§ WRITTEN EXERCISE:
Retype all of the listing exactly, passing over any picture you find.

§ GIVEN MATERIAL:
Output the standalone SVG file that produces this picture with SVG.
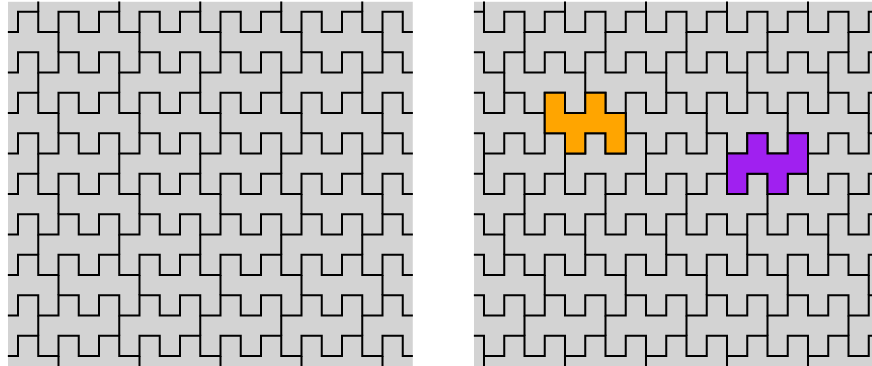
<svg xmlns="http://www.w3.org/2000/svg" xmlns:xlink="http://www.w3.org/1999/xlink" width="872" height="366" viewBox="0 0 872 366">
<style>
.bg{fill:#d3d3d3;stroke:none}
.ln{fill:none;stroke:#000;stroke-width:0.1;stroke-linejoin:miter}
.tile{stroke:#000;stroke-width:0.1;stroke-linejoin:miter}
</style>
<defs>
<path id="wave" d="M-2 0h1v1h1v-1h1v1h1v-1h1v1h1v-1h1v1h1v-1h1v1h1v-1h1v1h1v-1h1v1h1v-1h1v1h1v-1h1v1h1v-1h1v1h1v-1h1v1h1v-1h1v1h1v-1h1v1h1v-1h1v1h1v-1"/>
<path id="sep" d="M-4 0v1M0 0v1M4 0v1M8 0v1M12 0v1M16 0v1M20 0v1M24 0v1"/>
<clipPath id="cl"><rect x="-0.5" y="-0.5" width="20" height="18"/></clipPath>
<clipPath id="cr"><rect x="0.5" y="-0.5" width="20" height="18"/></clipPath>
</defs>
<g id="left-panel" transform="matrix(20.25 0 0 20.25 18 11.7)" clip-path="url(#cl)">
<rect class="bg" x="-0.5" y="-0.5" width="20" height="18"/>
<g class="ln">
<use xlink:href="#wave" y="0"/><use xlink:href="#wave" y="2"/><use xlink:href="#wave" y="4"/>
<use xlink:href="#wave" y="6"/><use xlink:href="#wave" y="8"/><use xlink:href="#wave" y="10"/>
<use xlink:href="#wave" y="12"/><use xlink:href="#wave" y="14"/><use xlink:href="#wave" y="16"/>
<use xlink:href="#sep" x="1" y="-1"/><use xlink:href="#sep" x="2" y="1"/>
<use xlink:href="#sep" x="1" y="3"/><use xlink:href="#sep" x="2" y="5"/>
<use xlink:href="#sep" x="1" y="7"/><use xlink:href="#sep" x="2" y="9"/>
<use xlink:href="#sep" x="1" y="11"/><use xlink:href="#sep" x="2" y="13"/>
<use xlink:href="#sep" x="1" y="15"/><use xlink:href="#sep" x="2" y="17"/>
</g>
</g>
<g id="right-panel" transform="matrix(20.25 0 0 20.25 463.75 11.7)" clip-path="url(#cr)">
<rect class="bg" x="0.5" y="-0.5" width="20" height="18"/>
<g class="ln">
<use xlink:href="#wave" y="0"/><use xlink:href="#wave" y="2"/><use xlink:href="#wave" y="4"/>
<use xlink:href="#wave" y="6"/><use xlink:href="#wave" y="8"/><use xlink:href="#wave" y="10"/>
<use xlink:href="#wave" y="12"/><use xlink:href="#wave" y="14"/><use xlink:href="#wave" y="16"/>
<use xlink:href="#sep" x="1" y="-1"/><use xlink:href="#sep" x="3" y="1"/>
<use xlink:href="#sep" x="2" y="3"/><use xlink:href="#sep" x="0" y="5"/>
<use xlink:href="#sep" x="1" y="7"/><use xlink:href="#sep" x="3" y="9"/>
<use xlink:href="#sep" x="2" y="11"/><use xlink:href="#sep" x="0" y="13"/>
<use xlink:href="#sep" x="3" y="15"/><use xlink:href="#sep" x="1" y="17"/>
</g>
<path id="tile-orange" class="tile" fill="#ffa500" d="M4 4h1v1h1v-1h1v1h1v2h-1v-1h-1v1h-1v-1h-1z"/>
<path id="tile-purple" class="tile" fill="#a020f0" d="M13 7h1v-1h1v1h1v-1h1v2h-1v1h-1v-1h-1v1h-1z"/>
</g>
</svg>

§ ANSWER TO THIS TASK:
Output the standalone SVG file that produces this picture with SVG.
<svg xmlns="http://www.w3.org/2000/svg" xmlns:xlink="http://www.w3.org/1999/xlink" width="872" height="366" viewBox="0 0 872 366">
<style>
.bg{fill:#d3d3d3;stroke:none}
.ln{fill:none;stroke:#000;stroke-width:0.1;stroke-linejoin:miter}
.tile{stroke:#000;stroke-width:0.1;stroke-linejoin:miter}
</style>
<defs>
<path id="wave" d="M-2 0h1v1h1v-1h1v1h1v-1h1v1h1v-1h1v1h1v-1h1v1h1v-1h1v1h1v-1h1v1h1v-1h1v1h1v-1h1v1h1v-1h1v1h1v-1h1v1h1v-1h1v1h1v-1h1v1h1v-1h1v1h1v-1"/>
<path id="sep" d="M-4 0v1M0 0v1M4 0v1M8 0v1M12 0v1M16 0v1M20 0v1M24 0v1"/>
<clipPath id="cl"><rect x="-0.5" y="-0.5" width="20" height="18"/></clipPath>
<clipPath id="cr"><rect x="0.5" y="-0.5" width="20" height="18"/></clipPath>
</defs>
<g id="left-panel" transform="matrix(20.25 0 0 20.25 18 11.7)" clip-path="url(#cl)">
<rect class="bg" x="-0.5" y="-0.5" width="20" height="18"/>
<g class="ln">
<use xlink:href="#wave" y="0"/><use xlink:href="#wave" y="2"/><use xlink:href="#wave" y="4"/>
<use xlink:href="#wave" y="6"/><use xlink:href="#wave" y="8"/><use xlink:href="#wave" y="10"/>
<use xlink:href="#wave" y="12"/><use xlink:href="#wave" y="14"/><use xlink:href="#wave" y="16"/>
<use xlink:href="#sep" x="1" y="-1"/><use xlink:href="#sep" x="2" y="1"/>
<use xlink:href="#sep" x="1" y="3"/><use xlink:href="#sep" x="2" y="5"/>
<use xlink:href="#sep" x="1" y="7"/><use xlink:href="#sep" x="2" y="9"/>
<use xlink:href="#sep" x="1" y="11"/><use xlink:href="#sep" x="2" y="13"/>
<use xlink:href="#sep" x="1" y="15"/><use xlink:href="#sep" x="2" y="17"/>
</g>
</g>
<g id="right-panel" transform="matrix(20.25 0 0 20.25 463.75 11.7)" clip-path="url(#cr)">
<rect class="bg" x="0.5" y="-0.5" width="20" height="18"/>
<g class="ln">
<use xlink:href="#wave" y="0"/><use xlink:href="#wave" y="2"/><use xlink:href="#wave" y="4"/>
<use xlink:href="#wave" y="6"/><use xlink:href="#wave" y="8"/><use xlink:href="#wave" y="10"/>
<use xlink:href="#wave" y="12"/><use xlink:href="#wave" y="14"/><use xlink:href="#wave" y="16"/>
<use xlink:href="#sep" x="1" y="-1"/><use xlink:href="#sep" x="3" y="1"/>
<use xlink:href="#sep" x="2" y="3"/><use xlink:href="#sep" x="0" y="5"/>
<use xlink:href="#sep" x="1" y="7"/><use xlink:href="#sep" x="3" y="9"/>
<use xlink:href="#sep" x="2" y="11"/><use xlink:href="#sep" x="0" y="13"/>
<use xlink:href="#sep" x="3" y="15"/><use xlink:href="#sep" x="1" y="17"/>
</g>
<path id="tile-orange" class="tile" fill="#ffa500" d="M4 4h1v1h1v-1h1v1h1v2h-1v-1h-1v1h-1v-1h-1z"/>
<path id="tile-purple" class="tile" fill="#a020f0" d="M13 7h1v-1h1v1h1v-1h1v2h-1v1h-1v-1h-1v1h-1z"/>
</g>
</svg>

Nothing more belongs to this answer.